Records from a data collection:
----------

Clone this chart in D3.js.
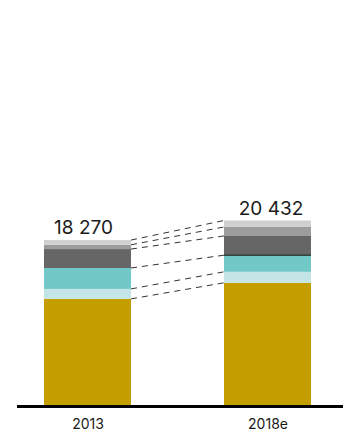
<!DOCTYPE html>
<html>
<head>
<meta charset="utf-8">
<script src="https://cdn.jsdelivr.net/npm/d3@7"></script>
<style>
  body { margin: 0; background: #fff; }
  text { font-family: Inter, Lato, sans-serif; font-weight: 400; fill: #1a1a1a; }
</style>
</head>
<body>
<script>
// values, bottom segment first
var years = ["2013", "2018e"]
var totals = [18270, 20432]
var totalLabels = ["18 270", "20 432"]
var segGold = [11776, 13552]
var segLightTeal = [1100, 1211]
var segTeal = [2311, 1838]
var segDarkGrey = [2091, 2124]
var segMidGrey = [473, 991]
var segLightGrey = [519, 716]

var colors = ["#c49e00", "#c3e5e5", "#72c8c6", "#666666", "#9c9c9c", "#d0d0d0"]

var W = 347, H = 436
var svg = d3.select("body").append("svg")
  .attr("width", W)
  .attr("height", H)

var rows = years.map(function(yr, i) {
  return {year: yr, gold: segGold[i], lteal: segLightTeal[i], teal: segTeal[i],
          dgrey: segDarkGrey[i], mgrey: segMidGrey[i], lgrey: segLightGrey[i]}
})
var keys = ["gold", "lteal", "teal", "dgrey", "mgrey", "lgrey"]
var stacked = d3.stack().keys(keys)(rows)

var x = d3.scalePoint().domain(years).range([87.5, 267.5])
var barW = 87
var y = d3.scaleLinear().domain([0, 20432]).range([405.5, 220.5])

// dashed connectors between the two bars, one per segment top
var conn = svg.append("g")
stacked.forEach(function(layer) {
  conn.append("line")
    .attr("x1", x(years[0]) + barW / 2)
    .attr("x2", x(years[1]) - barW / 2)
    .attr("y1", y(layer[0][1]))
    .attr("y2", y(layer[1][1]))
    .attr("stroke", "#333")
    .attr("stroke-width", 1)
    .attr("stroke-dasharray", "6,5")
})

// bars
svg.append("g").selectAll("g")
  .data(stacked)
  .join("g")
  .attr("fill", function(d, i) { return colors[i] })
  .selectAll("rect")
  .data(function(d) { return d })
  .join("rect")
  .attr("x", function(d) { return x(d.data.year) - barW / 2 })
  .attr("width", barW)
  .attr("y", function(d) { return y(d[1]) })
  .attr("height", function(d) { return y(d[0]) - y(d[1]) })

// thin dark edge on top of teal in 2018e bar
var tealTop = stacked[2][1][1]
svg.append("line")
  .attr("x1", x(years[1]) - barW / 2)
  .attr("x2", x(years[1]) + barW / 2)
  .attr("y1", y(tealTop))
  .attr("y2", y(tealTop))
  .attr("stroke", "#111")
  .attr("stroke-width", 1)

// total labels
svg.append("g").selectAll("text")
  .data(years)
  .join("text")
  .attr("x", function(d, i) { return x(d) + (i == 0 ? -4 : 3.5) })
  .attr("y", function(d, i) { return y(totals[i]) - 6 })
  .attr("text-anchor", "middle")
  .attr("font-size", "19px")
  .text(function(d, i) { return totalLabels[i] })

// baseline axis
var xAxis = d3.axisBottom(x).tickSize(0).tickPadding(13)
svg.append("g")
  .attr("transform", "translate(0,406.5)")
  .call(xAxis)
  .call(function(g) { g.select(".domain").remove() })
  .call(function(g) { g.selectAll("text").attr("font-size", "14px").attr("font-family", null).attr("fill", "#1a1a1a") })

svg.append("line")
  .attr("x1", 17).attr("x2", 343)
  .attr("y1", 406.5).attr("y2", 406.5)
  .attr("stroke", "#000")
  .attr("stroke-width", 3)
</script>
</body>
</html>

----------

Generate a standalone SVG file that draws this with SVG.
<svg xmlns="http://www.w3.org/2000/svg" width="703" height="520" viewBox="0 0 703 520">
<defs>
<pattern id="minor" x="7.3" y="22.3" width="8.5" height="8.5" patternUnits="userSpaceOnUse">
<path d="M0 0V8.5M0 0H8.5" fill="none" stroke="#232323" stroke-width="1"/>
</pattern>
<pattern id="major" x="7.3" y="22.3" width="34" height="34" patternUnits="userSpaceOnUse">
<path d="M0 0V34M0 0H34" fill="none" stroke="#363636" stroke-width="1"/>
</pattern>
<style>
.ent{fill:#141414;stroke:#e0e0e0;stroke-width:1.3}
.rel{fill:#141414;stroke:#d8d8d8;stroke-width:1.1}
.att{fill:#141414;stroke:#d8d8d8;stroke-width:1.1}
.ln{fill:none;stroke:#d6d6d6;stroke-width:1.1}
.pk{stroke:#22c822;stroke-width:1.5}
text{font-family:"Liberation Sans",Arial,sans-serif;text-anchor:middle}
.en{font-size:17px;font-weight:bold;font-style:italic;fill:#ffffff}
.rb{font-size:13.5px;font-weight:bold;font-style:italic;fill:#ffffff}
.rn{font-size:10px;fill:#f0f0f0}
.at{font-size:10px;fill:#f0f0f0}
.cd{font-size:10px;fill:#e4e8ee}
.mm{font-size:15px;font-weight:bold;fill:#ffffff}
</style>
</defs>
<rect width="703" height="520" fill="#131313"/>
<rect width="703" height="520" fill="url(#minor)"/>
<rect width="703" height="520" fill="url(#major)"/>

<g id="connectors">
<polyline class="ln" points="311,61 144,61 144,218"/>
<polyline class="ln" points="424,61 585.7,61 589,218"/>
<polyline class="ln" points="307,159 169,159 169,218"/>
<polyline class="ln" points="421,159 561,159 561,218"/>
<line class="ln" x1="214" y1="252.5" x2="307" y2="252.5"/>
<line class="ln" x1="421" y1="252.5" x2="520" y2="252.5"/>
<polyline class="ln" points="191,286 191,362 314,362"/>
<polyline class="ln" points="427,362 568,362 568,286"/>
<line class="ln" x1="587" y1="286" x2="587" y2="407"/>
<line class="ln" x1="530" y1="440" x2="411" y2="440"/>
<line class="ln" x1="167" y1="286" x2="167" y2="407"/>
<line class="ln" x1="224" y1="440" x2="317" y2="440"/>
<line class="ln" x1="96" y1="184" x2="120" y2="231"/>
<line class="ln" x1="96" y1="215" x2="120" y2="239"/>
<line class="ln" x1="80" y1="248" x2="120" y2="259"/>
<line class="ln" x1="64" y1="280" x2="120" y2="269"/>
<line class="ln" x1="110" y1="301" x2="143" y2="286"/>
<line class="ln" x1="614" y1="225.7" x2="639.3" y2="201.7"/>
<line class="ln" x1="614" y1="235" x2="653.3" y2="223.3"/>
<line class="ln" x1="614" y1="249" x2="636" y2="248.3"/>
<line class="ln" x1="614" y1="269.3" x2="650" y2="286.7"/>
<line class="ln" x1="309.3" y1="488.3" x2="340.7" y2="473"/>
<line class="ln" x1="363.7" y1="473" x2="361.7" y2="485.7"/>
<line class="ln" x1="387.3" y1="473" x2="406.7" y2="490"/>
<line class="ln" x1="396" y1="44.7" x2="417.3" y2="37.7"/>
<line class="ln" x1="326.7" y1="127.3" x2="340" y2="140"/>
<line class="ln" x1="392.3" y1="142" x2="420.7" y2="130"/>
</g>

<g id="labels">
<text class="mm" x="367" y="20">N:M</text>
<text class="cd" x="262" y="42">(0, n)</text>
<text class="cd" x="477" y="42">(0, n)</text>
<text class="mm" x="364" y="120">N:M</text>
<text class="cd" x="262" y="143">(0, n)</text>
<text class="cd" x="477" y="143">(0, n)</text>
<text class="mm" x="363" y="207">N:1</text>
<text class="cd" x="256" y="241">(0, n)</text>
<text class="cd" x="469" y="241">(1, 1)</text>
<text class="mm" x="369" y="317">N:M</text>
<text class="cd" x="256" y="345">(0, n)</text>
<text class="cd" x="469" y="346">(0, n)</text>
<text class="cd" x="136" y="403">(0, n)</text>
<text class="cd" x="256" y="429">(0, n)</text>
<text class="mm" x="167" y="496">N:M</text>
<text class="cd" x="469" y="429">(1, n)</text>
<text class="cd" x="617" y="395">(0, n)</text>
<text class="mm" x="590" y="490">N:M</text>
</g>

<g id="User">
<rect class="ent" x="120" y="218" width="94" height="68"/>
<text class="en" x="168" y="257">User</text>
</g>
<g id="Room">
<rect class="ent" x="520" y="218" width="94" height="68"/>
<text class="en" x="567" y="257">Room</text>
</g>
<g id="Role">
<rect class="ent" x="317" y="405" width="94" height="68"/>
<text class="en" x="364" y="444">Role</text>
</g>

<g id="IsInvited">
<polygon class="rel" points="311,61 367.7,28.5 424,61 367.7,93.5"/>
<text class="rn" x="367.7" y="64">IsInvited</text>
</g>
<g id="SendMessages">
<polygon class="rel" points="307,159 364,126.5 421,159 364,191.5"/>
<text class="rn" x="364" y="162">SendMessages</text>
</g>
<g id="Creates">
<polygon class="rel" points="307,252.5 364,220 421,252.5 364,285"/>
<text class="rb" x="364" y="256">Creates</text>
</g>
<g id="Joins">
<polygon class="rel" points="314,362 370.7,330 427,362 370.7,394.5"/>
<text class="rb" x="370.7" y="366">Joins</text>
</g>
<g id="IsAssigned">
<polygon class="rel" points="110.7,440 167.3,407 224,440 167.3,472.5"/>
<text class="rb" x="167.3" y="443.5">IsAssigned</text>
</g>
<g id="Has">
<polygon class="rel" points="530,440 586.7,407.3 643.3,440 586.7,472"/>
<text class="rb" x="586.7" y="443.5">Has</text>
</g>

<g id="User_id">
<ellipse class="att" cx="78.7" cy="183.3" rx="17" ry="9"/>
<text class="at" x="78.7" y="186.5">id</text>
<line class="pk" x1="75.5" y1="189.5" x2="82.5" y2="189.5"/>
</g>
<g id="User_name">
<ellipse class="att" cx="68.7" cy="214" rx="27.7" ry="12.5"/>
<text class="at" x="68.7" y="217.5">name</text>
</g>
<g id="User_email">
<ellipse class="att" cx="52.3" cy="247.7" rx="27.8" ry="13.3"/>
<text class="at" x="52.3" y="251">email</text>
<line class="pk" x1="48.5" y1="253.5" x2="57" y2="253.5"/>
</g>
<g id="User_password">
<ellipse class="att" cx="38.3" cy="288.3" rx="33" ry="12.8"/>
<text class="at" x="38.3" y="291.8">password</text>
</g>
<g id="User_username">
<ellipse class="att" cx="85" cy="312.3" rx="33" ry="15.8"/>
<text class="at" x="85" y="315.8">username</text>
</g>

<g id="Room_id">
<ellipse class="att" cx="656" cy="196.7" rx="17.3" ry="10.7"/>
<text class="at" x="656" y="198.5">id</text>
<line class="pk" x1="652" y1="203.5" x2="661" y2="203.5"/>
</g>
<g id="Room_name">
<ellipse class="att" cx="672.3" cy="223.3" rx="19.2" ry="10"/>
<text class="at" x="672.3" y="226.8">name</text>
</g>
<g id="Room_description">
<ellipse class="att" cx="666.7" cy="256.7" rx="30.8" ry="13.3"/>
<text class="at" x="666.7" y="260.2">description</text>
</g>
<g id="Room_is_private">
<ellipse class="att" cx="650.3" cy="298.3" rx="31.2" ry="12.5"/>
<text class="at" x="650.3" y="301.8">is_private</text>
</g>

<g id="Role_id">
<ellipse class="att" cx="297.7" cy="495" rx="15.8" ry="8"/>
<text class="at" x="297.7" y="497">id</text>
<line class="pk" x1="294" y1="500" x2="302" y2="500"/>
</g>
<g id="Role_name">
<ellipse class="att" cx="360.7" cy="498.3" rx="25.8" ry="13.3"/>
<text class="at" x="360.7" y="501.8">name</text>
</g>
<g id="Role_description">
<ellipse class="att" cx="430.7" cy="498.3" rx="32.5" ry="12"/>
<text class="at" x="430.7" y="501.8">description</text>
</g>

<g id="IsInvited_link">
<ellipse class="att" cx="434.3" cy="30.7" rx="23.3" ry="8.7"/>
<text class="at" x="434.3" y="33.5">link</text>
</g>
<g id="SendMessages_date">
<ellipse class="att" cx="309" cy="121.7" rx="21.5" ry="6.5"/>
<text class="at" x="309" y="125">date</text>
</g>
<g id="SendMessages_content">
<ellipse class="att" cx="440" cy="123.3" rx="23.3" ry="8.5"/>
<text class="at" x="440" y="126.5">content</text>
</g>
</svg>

----------

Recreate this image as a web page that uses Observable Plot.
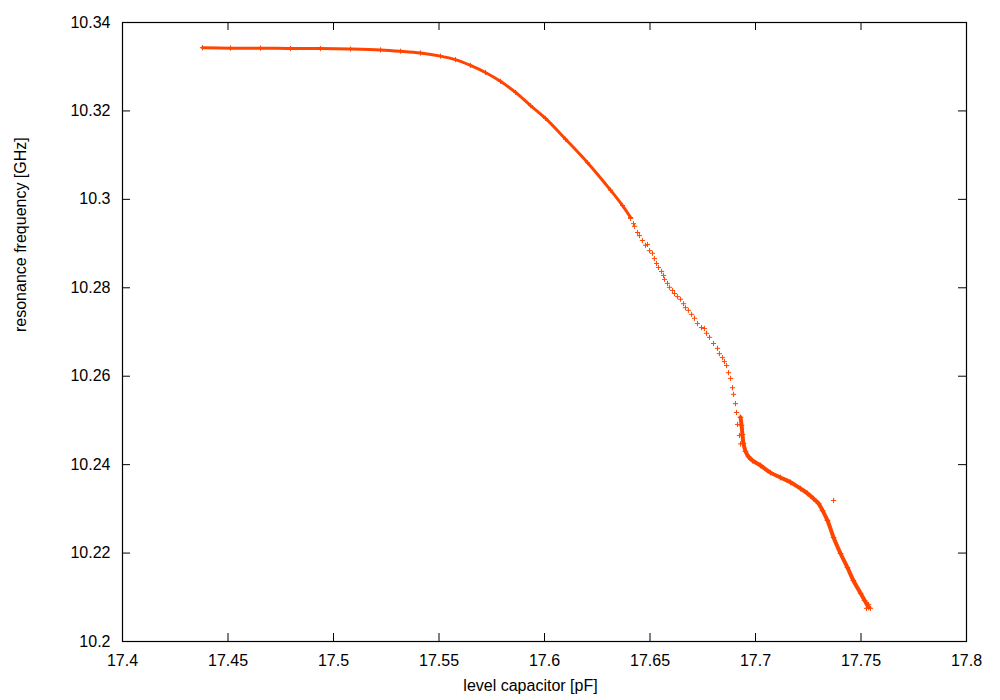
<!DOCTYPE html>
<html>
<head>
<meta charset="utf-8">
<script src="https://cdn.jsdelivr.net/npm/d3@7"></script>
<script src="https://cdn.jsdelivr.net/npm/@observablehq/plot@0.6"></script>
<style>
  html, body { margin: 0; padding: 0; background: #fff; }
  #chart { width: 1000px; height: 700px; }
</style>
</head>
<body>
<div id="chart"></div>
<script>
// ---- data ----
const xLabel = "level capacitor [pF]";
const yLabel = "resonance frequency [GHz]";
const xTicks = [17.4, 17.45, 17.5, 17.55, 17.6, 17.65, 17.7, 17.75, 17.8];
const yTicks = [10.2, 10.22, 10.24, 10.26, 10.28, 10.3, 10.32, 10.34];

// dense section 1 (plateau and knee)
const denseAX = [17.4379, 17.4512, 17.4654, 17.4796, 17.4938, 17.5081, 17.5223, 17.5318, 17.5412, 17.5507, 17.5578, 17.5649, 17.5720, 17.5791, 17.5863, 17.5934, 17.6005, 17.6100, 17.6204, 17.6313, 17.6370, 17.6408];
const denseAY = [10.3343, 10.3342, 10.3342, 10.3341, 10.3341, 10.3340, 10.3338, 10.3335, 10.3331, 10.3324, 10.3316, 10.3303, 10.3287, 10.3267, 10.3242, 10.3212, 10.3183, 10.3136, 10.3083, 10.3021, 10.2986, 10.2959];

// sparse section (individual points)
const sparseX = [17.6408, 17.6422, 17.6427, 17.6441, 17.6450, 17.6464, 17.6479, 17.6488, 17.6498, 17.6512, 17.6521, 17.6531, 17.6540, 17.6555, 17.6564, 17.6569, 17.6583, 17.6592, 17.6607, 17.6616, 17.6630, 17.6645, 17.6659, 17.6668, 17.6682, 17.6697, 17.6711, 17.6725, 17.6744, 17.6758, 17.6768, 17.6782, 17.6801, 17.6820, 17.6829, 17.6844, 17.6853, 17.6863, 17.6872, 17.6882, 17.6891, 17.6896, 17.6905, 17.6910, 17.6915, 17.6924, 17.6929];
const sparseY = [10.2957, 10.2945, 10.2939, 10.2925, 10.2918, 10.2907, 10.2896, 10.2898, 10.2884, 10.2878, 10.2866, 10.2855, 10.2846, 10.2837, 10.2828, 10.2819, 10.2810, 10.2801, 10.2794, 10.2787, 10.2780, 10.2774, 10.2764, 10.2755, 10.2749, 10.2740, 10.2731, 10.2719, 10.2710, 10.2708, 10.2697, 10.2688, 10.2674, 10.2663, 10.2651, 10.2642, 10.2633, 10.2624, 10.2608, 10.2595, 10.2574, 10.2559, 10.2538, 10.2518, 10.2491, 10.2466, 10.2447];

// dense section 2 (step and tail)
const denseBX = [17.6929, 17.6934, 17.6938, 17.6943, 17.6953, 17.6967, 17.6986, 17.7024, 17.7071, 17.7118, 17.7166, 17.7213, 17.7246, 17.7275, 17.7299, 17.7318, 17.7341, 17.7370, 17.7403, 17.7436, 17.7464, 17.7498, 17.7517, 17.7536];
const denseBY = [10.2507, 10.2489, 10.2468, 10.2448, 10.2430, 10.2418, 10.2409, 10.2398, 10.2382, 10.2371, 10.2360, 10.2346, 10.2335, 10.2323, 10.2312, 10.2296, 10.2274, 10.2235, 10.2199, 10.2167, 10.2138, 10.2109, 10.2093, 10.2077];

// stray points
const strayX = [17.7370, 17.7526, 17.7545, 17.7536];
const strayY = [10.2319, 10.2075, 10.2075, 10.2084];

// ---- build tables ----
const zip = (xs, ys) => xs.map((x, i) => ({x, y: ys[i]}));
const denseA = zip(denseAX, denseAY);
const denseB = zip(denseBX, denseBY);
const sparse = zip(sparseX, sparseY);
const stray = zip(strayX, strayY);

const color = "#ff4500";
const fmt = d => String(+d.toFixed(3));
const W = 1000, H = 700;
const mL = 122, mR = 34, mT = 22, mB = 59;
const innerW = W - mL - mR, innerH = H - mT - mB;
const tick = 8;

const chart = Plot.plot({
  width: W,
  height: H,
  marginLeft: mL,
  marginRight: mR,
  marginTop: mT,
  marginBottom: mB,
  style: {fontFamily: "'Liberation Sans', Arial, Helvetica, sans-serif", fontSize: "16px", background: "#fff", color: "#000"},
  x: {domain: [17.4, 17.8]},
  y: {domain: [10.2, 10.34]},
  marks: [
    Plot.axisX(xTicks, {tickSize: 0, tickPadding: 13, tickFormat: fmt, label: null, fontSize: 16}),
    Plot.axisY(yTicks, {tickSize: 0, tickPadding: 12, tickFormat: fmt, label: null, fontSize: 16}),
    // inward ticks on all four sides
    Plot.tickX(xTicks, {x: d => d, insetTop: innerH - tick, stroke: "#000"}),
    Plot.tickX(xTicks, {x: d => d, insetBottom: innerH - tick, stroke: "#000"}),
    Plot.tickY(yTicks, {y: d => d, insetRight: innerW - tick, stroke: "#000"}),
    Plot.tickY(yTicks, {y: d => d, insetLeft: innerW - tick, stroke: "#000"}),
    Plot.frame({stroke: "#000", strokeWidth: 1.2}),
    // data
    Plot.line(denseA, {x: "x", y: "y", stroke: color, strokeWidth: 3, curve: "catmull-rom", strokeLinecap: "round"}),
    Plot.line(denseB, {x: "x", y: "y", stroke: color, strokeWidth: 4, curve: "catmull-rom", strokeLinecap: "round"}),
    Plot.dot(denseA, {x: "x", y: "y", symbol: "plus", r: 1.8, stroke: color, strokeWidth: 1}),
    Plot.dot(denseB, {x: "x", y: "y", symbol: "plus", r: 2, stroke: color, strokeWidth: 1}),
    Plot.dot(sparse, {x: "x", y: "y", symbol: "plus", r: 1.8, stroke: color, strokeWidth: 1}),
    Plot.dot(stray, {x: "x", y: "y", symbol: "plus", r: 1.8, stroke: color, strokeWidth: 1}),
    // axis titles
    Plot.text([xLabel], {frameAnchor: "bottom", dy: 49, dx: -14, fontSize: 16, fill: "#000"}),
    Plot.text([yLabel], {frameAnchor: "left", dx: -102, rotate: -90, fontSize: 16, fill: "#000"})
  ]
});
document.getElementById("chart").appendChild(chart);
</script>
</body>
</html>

----------

» **Work to be completed**: Leave out every picture, then retype exactly the lines from the one containing "Recreate this image" through the one containing "10.3021, 10.2986, 10.2959];".

» **Output for this task**:
Recreate this image as a web page that uses Observable Plot.
<!DOCTYPE html>
<html>
<head>
<meta charset="utf-8">
<script src="https://cdn.jsdelivr.net/npm/d3@7"></script>
<script src="https://cdn.jsdelivr.net/npm/@observablehq/plot@0.6"></script>
<style>
  html, body { margin: 0; padding: 0; background: #fff; }
  #chart { width: 1000px; height: 700px; }
</style>
</head>
<body>
<div id="chart"></div>
<script>
// ---- data ----
const xLabel = "level capacitor [pF]";
const yLabel = "resonance frequency [GHz]";
const xTicks = [17.4, 17.45, 17.5, 17.55, 17.6, 17.65, 17.7, 17.75, 17.8];
const yTicks = [10.2, 10.22, 10.24, 10.26, 10.28, 10.3, 10.32, 10.34];

// dense section 1 (plateau and knee)
const denseAX = [17.4379, 17.4512, 17.4654, 17.4796, 17.4938, 17.5081, 17.5223, 17.5318, 17.5412, 17.5507, 17.5578, 17.5649, 17.5720, 17.5791, 17.5863, 17.5934, 17.6005, 17.6100, 17.6204, 17.6313, 17.6370, 17.6408];
const denseAY = [10.3343, 10.3342, 10.3342, 10.3341, 10.3341, 10.3340, 10.3338, 10.3335, 10.3331, 10.3324, 10.3316, 10.3303, 10.3287, 10.3267, 10.3242, 10.3212, 10.3183, 10.3136, 10.3083, 10.3021, 10.2986, 10.2959];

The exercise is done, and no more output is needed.